Byte offsets are used a ton because you might often have the index to a position in the string from some routine, like, say, a search[1].

I've been working on text related things in both Rust and Go for several years. Both languages got this part of their strings exactly right given that their representation in memory is always a sequence of bytes.

[1] - https://doc.rust-lang.org/std/primitive.str.html#method.find

I still think that using the common [] operator for this is a mistake. Strings shouldn't offer [] at all, and instead should provide methods like codepoints(), bytes(), grapheme_clusters() etc for indexing, slicing, and iterating.

The reason being that the behavior of [] for string varies widely in different languages, and so this is something that's best made explicit, both to force the author of the code to consider whether their assumptions are valid and reasonable for what they're trying to do, and to give additional context to anyone else reading the code.

As it is, I suspect a common class of bugs for Rust will be with people assuming that [] slices codepoints, because it seems to work that way for ASCII.

I'm quite thankful that Rust has succinct notation for slicing strings. Do note that `string[n]` is not supported, so you'll stumble over an inconsistency in your mental model quite quickly if you think slicing is by codepoint.
The lack of direct indexing is a good point. But strings aren't sliced on byte boundaries all that often either - it's far more common to use higher-level APIs like split(), that deal with offsets under the hood, so that sugar mostly ends up being used in the implementation of such APIs. And, really, would something like s.slice_u8(x, y) be that unwieldy over s[x..y]?
How often do you actually want the nth character as opposed to the nth grapheme?
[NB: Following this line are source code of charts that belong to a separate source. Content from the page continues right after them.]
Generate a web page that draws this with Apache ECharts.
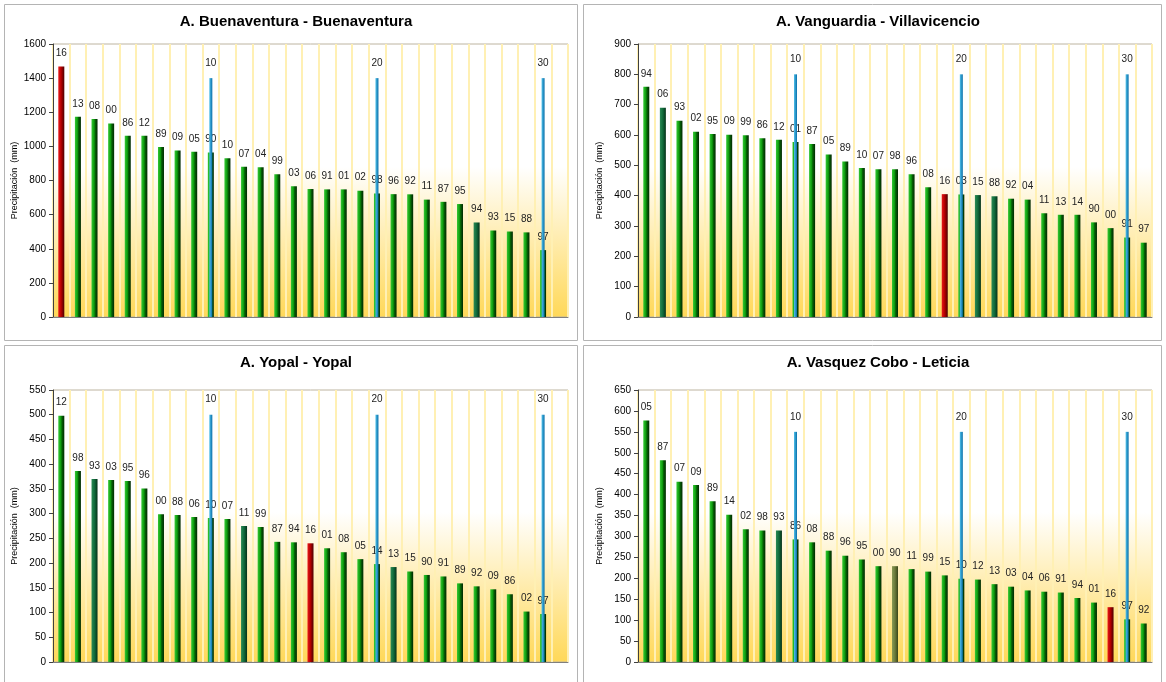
<!DOCTYPE html>
<html>
<head>
<meta charset="utf-8">
<script src="https://cdn.jsdelivr.net/npm/echarts@6/dist/echarts.min.js"></script>
<style>
  html, body { margin: 0; padding: 0; background: #fff; }
  #chart { width: 1166px; height: 682px; }
</style>
</head>
<body>
<div id="chart"></div>
<script>
// titulos de cada estacion
var titles = ['A. Buenaventura - Buenaventura', 'A. Vanguardia - Villavicencio', 'A. Yopal - Yopal', 'A. Vasquez Cobo - Leticia'];

// Buenaventura (30 años ordenados)
var buenaventuraYears = ['16','13','08','00','86','12','89','09','05','90','10','07','04','99','03','06','91','01','02','98','96','92','11','87','95','94','93','15','88','97'];
var buenaventuraValues = [1468,1173,1160,1134,1062,1062,997,976,968,964,930,880,878,836,766,750,748,748,740,724,720,719,688,675,662,554,507,501,496,392];

// Villavicencio
var villavicencioYears = ['94','06','93','02','95','09','99','86','12','01','87','05','89','10','07','98','96','08','16','03','15','88','92','04','11','13','14','90','00','91','97'];
var villavicencioValues = [759,690,647,611,603,601,599,589,584,577,570,536,513,491,487,487,471,428,405,404,402,398,390,387,342,337,337,312,293,262,245];

// Yopal
var yopalYears = ['12','98','93','03','95','96','00','88','06','10','07','11','99','87','94','16','01','08','05','14','13','15','90','91','89','92','09','86','02','97'];
var yopalValues = [498,386,370,368,366,351,299,297,293,291,289,275,273,243,242,240,230,222,208,198,192,183,176,173,159,153,147,137,102,97];

// Leticia
var leticiaYears = ['05','87','07','09','89','14','02','98','93','86','08','88','96','95','00','90','11','99','15','10','12','13','03','04','06','91','94','01','16','97','92'];
var leticiaValues = [577,482,431,423,384,352,317,314,314,293,286,266,254,245,229,229,222,216,207,199,197,186,180,171,168,166,153,142,131,102,92];

// marcas azules cada 10 posiciones
var markerPositions = [10, 20, 30];
var markerHeights = [1400, 800, 500, 550];

// ejes
var axisMax = [1600, 900, 550, 650];
var axisInterval = [200, 100, 50, 50];

// colores especiales
var tealYears = [['94'], ['06', '88', '15'], ['93', '11', '13'], ['93']];
var oliveYears = [[], [], [], ['90']];
var redYear = '16';

var allYears = [buenaventuraYears, villavicencioYears, yopalYears, leticiaYears];
var allValues = [buenaventuraValues, villavicencioValues, yopalValues, leticiaValues];

var categories = [];
for (var c = 1; c <= 31; c++) categories.push(String(c));

function hGrad(stops) {
  return { type: 'linear', x: 0, y: 0, x2: 1, y2: 0, colorStops: stops };
}
var greenFill = hGrad([{ offset: 0, color: '#35C835' }, { offset: 0.45, color: '#0C9A0C' }, { offset: 0.6, color: '#066206' }, { offset: 1, color: '#012801' }]);
var redFill = hGrad([{ offset: 0, color: '#E81818' }, { offset: 0.5, color: '#B00000' }, { offset: 1, color: '#4A0000' }]);
var tealFill = hGrad([{ offset: 0, color: '#2A8A55' }, { offset: 0.5, color: '#106A3A' }, { offset: 1, color: '#043018' }]);
var oliveFill = hGrad([{ offset: 0, color: '#8A9A55' }, { offset: 0.5, color: '#6A7A3A' }, { offset: 1, color: '#3A4418' }]);
var blueFill = hGrad([{ offset: 0, color: '#4FC0EA' }, { offset: 1, color: '#0A6EA8' }]);

var grids = [
  { left: 53, top: 44, width: 515, height: 273 },
  { left: 638, top: 44, width: 514, height: 273 },
  { left: 53, top: 390, width: 515, height: 272 },
  { left: 638, top: 390, width: 514, height: 272 }
];
var titlePos = [[291, 9], [873, 9], [291, 350], [873, 350]];

var option = {
  animation: false,
  textStyle: { fontFamily: 'Arial, "Liberation Sans", sans-serif' },
  title: [],
  grid: [],
  xAxis: [],
  yAxis: [],
  series: [],
  graphic: [
    { type: 'rect', shape: { x: 4.5, y: 4.5, width: 573, height: 336 }, style: { fill: 'none', stroke: '#B4B4B4', lineWidth: 1 } },
    { type: 'rect', shape: { x: 583.5, y: 4.5, width: 578, height: 336 }, style: { fill: 'none', stroke: '#B4B4B4', lineWidth: 1 } },
    { type: 'rect', shape: { x: 4.5, y: 345.5, width: 573, height: 340 }, style: { fill: 'none', stroke: '#B4B4B4', lineWidth: 1 } },
    { type: 'rect', shape: { x: 583.5, y: 345.5, width: 578, height: 340 }, style: { fill: 'none', stroke: '#B4B4B4', lineWidth: 1 } }
  ]
};

for (var i = 0; i < 4; i++) {
  var g = grids[i];
  option.title.push({
    text: titles[i], left: titlePos[i][0], top: titlePos[i][1], textAlign: 'center',
    textStyle: { fontSize: 15, fontWeight: 'bold', color: '#000', fontFamily: 'Arial, "Liberation Sans", sans-serif' }
  });
  option.grid.push({
    left: g.left, top: g.top, width: g.width, height: g.height, show: true,
    borderColor: '#BDB4A0', borderWidth: 1,
    backgroundColor: {
      type: 'linear', x: 0, y: 0, x2: 0, y2: 1,
      colorStops: [{ offset: 0, color: '#FFFFFF' }, { offset: 0.45, color: '#FFFFFF' }, { offset: 1, color: '#FFD858' }]
    }
  });
  option.xAxis.push({
    gridIndex: i, type: 'category', data: categories,
    axisLabel: { show: false }, axisTick: { show: false },
    axisLine: { lineStyle: { color: '#7F7F7F', width: 1 } },
    splitLine: { show: true, interval: 0, lineStyle: { color: '#FFF0B4', width: 2 } }
  });
  option.xAxis.push({ gridIndex: i, type: 'category', data: categories, show: false });
  option.yAxis.push({
    gridIndex: i, type: 'value', min: 0, max: axisMax[i], interval: axisInterval[i],
    name: 'Precipitación  (mm)', nameLocation: 'middle', nameGap: 34, nameRotate: 90,
    nameTextStyle: { fontSize: 9, color: '#000' },
    axisLine: { show: true, lineStyle: { color: '#404040' } },
    axisTick: { show: true, length: 4, lineStyle: { color: '#404040' } },
    axisLabel: { fontSize: 10, color: '#000', margin: 7, formatter: function (v) { return String(v); } },
    splitLine: { show: false }
  });

  var yrs = allYears[i];
  var vals = allValues[i];
  var data = vals.map(function (v, k) {
    var y = yrs[k];
    var fill = greenFill;
    if (y === redYear) fill = redFill;
    else if (tealYears[i].indexOf(y) >= 0) fill = tealFill;
    else if (oliveYears[i].indexOf(y) >= 0) fill = oliveFill;
    return { value: v, itemStyle: { color: fill } };
  });
  option.series.push({
    type: 'bar', xAxisIndex: 2 * i, yAxisIndex: i, barWidth: 6, data: data, z: 2,
    label: {
      show: true, position: 'top', distance: 8, fontSize: 10, color: '#222',
      formatter: (function (list) { return function (p) { return list[p.dataIndex]; }; })(yrs)
    }
  });

  var markers = categories.map(function (cat) {
    return markerPositions.indexOf(Number(cat)) >= 0 ? markerHeights[i] : '-';
  });
  option.series.push({
    type: 'bar', xAxisIndex: 2 * i + 1, yAxisIndex: i, barWidth: 3, data: markers, z: 3,
    itemStyle: { color: blueFill },
    label: {
      show: true, position: 'top', distance: 10, fontSize: 10, color: '#222',
      formatter: function (p) { return String(p.dataIndex + 1); }
    }
  });
}

var chart = echarts.init(document.getElementById('chart'));
chart.setOption(option);
</script>
</body>
</html>
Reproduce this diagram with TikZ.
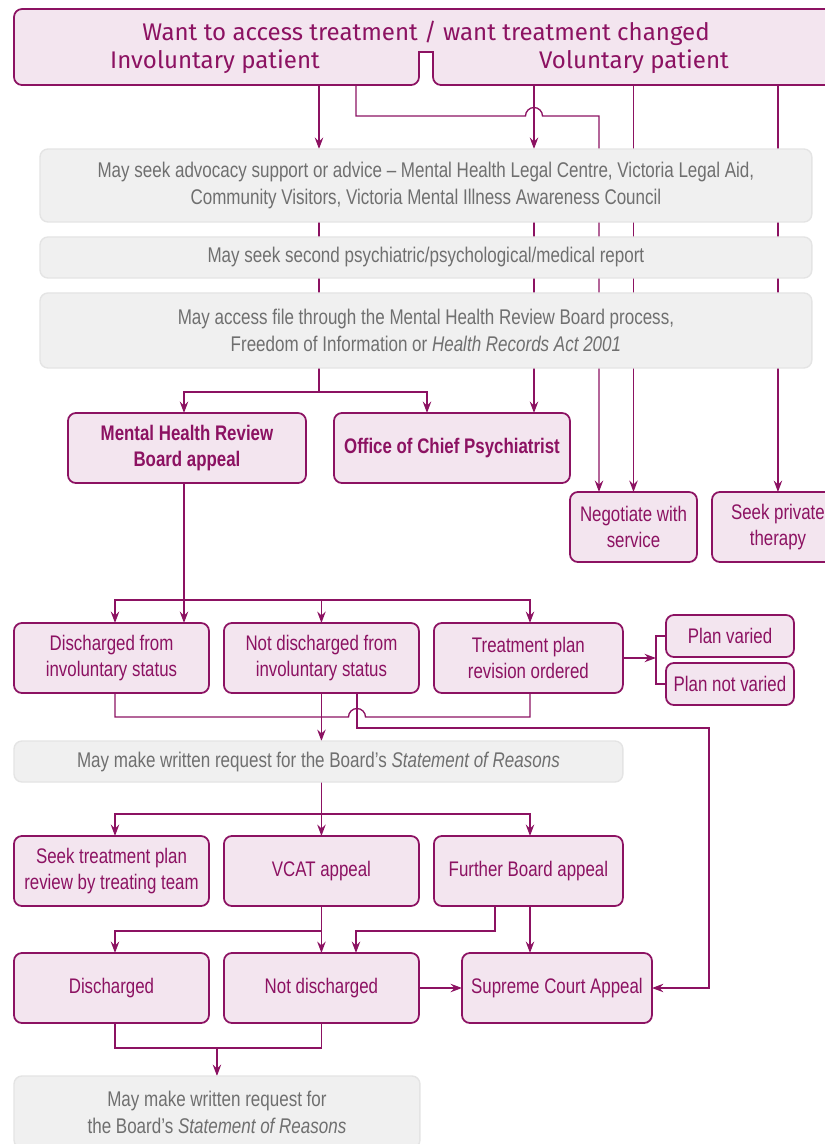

There is pretty much no case where indexing by character actually makes sense because it is almost always incorrect and it is always inefficient.

Indexing by byte is rarely useful, but it does have some usefulness since it can be used correctly and efficiently since you can easily find the next or previous character by searching a maximum of four bytes for the a byte that has a MSB of 0. If you want to do something like get a &str that would fit in a n-byte buffer, then byte indices will let you do that efficiently and correctly.

As stated below, indexing is an O(1) operation, and that is a O(n) operation.

> If a string is an array of characters

It is not, it is an array (technically vector) of bytes.

Who cares if it's O(1) if it causes a panic? What good is high performance if it doesn't complete or isn't safe?

At the very least, shouldn't there be an O(n) method to do character-wise slicing?

panics are safe. You expect the “I don’t have a bug” case to be fast.

You can, but it depends on what you mean by “character”, as that’s not a concept in Unicode. Every kind of thing you could mean has a method, specific to it, since they’re different things.

(char in Rust is a Unicode scalar value, and you can collect into a Vec<char> and then slice it, as an example of one of those things. And that’s still O(1) at the cost of using up to four times the memory.)